### Aim of the task
In this exercise, return the whole listing exactly, excluding any images.

********************

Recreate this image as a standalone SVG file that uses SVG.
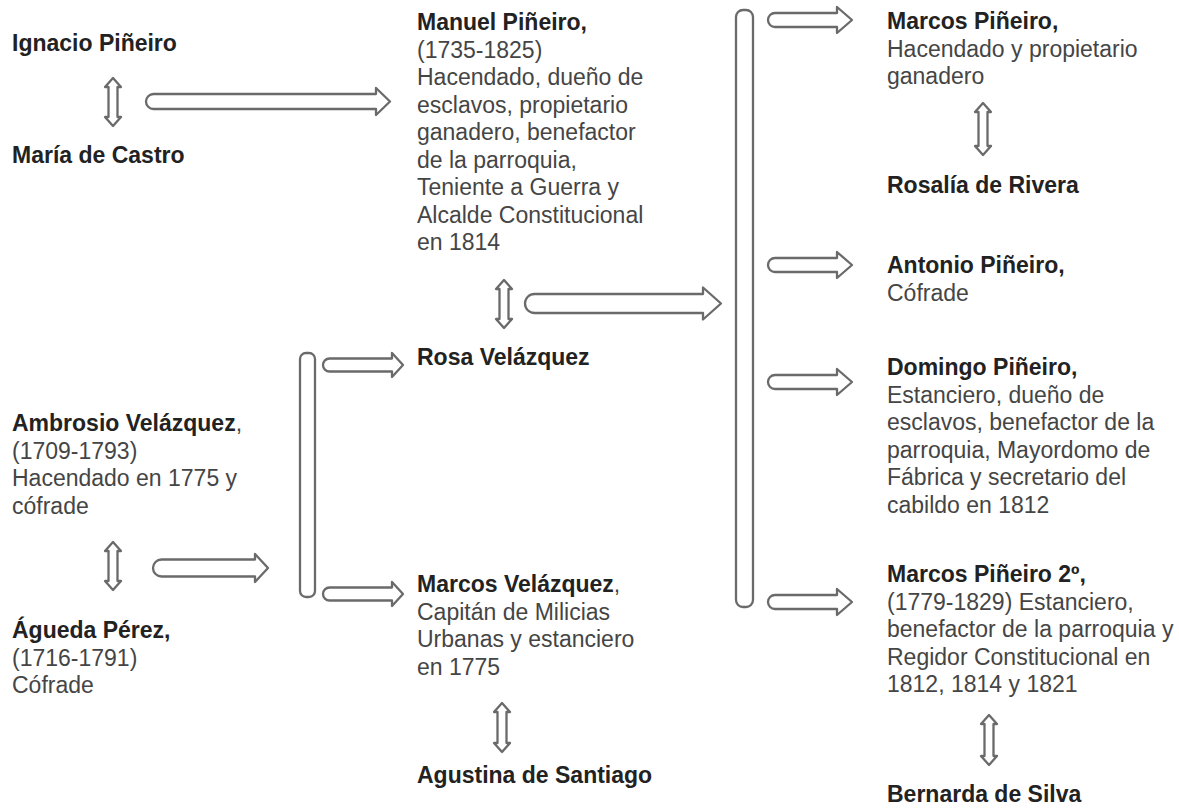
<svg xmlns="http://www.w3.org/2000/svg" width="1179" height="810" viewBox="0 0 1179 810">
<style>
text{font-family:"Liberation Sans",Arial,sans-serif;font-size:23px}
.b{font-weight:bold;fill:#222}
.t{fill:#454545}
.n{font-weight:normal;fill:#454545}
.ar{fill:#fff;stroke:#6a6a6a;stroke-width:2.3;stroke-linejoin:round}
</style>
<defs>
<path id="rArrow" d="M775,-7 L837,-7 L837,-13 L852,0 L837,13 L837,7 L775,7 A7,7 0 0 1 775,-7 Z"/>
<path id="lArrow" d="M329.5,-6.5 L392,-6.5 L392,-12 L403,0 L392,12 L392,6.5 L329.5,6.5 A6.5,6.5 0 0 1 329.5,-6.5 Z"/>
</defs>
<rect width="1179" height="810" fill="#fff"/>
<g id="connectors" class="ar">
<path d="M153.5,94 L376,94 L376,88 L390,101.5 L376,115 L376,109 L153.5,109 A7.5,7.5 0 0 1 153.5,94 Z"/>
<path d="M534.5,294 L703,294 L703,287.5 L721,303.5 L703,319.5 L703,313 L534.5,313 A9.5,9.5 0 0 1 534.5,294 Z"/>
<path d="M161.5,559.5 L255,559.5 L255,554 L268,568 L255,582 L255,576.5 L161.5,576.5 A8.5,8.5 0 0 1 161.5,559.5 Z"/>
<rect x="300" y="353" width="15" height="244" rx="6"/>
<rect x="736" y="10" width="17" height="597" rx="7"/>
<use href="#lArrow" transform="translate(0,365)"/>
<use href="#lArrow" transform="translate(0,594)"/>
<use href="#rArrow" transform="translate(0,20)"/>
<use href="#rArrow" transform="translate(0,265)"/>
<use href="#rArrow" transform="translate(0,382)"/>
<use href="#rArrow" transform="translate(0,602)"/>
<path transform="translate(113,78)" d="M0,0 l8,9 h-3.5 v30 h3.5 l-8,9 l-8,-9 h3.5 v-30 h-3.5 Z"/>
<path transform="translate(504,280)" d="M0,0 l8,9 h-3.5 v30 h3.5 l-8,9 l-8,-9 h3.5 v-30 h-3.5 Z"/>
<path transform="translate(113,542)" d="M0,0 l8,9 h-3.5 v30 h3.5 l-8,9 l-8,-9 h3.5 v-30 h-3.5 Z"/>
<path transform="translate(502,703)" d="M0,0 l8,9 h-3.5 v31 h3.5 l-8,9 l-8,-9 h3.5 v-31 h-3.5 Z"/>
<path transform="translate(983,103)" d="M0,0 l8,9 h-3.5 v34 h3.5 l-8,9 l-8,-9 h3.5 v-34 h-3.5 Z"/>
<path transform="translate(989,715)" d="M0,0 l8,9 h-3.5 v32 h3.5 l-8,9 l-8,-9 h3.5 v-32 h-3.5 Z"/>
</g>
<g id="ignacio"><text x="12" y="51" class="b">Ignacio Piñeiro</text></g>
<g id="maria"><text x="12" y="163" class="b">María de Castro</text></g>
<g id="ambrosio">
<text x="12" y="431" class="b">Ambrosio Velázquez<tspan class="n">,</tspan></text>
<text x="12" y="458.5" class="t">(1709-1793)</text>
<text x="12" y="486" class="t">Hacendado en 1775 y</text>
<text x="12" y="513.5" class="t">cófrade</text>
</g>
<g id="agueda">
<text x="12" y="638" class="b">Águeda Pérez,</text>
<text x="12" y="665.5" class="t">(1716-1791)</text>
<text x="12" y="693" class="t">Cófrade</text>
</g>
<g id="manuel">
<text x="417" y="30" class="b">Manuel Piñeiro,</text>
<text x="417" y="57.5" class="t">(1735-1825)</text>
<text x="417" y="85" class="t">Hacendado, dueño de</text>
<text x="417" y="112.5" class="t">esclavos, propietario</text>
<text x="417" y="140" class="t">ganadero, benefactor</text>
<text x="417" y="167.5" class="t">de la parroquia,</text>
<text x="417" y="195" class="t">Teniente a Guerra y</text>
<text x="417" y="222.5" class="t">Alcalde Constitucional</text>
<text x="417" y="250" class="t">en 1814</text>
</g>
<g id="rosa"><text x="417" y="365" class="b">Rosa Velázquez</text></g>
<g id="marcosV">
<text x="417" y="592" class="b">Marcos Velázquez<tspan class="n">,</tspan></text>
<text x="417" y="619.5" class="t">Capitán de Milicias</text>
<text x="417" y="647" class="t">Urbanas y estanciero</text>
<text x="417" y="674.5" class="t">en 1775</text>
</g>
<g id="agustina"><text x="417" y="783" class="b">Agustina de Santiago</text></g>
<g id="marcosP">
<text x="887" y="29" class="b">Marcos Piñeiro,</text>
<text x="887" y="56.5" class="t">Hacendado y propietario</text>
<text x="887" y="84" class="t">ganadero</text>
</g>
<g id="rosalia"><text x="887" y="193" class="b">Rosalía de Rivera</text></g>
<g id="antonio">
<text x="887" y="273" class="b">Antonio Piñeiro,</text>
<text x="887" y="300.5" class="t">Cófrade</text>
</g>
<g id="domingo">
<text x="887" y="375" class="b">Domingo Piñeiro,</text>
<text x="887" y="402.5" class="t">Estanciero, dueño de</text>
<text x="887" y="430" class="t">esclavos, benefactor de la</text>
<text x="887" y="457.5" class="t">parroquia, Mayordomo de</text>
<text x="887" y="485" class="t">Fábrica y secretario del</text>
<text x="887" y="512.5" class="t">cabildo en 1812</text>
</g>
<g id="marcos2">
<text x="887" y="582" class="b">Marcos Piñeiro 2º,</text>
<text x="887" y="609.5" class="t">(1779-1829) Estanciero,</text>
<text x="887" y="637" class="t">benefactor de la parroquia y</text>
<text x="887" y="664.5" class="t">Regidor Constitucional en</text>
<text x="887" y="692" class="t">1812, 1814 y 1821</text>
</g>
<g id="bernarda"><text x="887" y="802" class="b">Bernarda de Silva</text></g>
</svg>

********************

### Result of this task
Recreate this image as a standalone SVG file that uses SVG.
<svg xmlns="http://www.w3.org/2000/svg" width="1179" height="810" viewBox="0 0 1179 810">
<style>
text{font-family:"Liberation Sans",Arial,sans-serif;font-size:23px}
.b{font-weight:bold;fill:#222}
.t{fill:#454545}
.n{font-weight:normal;fill:#454545}
.ar{fill:#fff;stroke:#6a6a6a;stroke-width:2.3;stroke-linejoin:round}
</style>
<defs>
<path id="rArrow" d="M775,-7 L837,-7 L837,-13 L852,0 L837,13 L837,7 L775,7 A7,7 0 0 1 775,-7 Z"/>
<path id="lArrow" d="M329.5,-6.5 L392,-6.5 L392,-12 L403,0 L392,12 L392,6.5 L329.5,6.5 A6.5,6.5 0 0 1 329.5,-6.5 Z"/>
</defs>
<rect width="1179" height="810" fill="#fff"/>
<g id="connectors" class="ar">
<path d="M153.5,94 L376,94 L376,88 L390,101.5 L376,115 L376,109 L153.5,109 A7.5,7.5 0 0 1 153.5,94 Z"/>
<path d="M534.5,294 L703,294 L703,287.5 L721,303.5 L703,319.5 L703,313 L534.5,313 A9.5,9.5 0 0 1 534.5,294 Z"/>
<path d="M161.5,559.5 L255,559.5 L255,554 L268,568 L255,582 L255,576.5 L161.5,576.5 A8.5,8.5 0 0 1 161.5,559.5 Z"/>
<rect x="300" y="353" width="15" height="244" rx="6"/>
<rect x="736" y="10" width="17" height="597" rx="7"/>
<use href="#lArrow" transform="translate(0,365)"/>
<use href="#lArrow" transform="translate(0,594)"/>
<use href="#rArrow" transform="translate(0,20)"/>
<use href="#rArrow" transform="translate(0,265)"/>
<use href="#rArrow" transform="translate(0,382)"/>
<use href="#rArrow" transform="translate(0,602)"/>
<path transform="translate(113,78)" d="M0,0 l8,9 h-3.5 v30 h3.5 l-8,9 l-8,-9 h3.5 v-30 h-3.5 Z"/>
<path transform="translate(504,280)" d="M0,0 l8,9 h-3.5 v30 h3.5 l-8,9 l-8,-9 h3.5 v-30 h-3.5 Z"/>
<path transform="translate(113,542)" d="M0,0 l8,9 h-3.5 v30 h3.5 l-8,9 l-8,-9 h3.5 v-30 h-3.5 Z"/>
<path transform="translate(502,703)" d="M0,0 l8,9 h-3.5 v31 h3.5 l-8,9 l-8,-9 h3.5 v-31 h-3.5 Z"/>
<path transform="translate(983,103)" d="M0,0 l8,9 h-3.5 v34 h3.5 l-8,9 l-8,-9 h3.5 v-34 h-3.5 Z"/>
<path transform="translate(989,715)" d="M0,0 l8,9 h-3.5 v32 h3.5 l-8,9 l-8,-9 h3.5 v-32 h-3.5 Z"/>
</g>
<g id="ignacio"><text x="12" y="51" class="b">Ignacio Piñeiro</text></g>
<g id="maria"><text x="12" y="163" class="b">María de Castro</text></g>
<g id="ambrosio">
<text x="12" y="431" class="b">Ambrosio Velázquez<tspan class="n">,</tspan></text>
<text x="12" y="458.5" class="t">(1709-1793)</text>
<text x="12" y="486" class="t">Hacendado en 1775 y</text>
<text x="12" y="513.5" class="t">cófrade</text>
</g>
<g id="agueda">
<text x="12" y="638" class="b">Águeda Pérez,</text>
<text x="12" y="665.5" class="t">(1716-1791)</text>
<text x="12" y="693" class="t">Cófrade</text>
</g>
<g id="manuel">
<text x="417" y="30" class="b">Manuel Piñeiro,</text>
<text x="417" y="57.5" class="t">(1735-1825)</text>
<text x="417" y="85" class="t">Hacendado, dueño de</text>
<text x="417" y="112.5" class="t">esclavos, propietario</text>
<text x="417" y="140" class="t">ganadero, benefactor</text>
<text x="417" y="167.5" class="t">de la parroquia,</text>
<text x="417" y="195" class="t">Teniente a Guerra y</text>
<text x="417" y="222.5" class="t">Alcalde Constitucional</text>
<text x="417" y="250" class="t">en 1814</text>
</g>
<g id="rosa"><text x="417" y="365" class="b">Rosa Velázquez</text></g>
<g id="marcosV">
<text x="417" y="592" class="b">Marcos Velázquez<tspan class="n">,</tspan></text>
<text x="417" y="619.5" class="t">Capitán de Milicias</text>
<text x="417" y="647" class="t">Urbanas y estanciero</text>
<text x="417" y="674.5" class="t">en 1775</text>
</g>
<g id="agustina"><text x="417" y="783" class="b">Agustina de Santiago</text></g>
<g id="marcosP">
<text x="887" y="29" class="b">Marcos Piñeiro,</text>
<text x="887" y="56.5" class="t">Hacendado y propietario</text>
<text x="887" y="84" class="t">ganadero</text>
</g>
<g id="rosalia"><text x="887" y="193" class="b">Rosalía de Rivera</text></g>
<g id="antonio">
<text x="887" y="273" class="b">Antonio Piñeiro,</text>
<text x="887" y="300.5" class="t">Cófrade</text>
</g>
<g id="domingo">
<text x="887" y="375" class="b">Domingo Piñeiro,</text>
<text x="887" y="402.5" class="t">Estanciero, dueño de</text>
<text x="887" y="430" class="t">esclavos, benefactor de la</text>
<text x="887" y="457.5" class="t">parroquia, Mayordomo de</text>
<text x="887" y="485" class="t">Fábrica y secretario del</text>
<text x="887" y="512.5" class="t">cabildo en 1812</text>
</g>
<g id="marcos2">
<text x="887" y="582" class="b">Marcos Piñeiro 2º,</text>
<text x="887" y="609.5" class="t">(1779-1829) Estanciero,</text>
<text x="887" y="637" class="t">benefactor de la parroquia y</text>
<text x="887" y="664.5" class="t">Regidor Constitucional en</text>
<text x="887" y="692" class="t">1812, 1814 y 1821</text>
</g>
<g id="bernarda"><text x="887" y="802" class="b">Bernarda de Silva</text></g>
</svg>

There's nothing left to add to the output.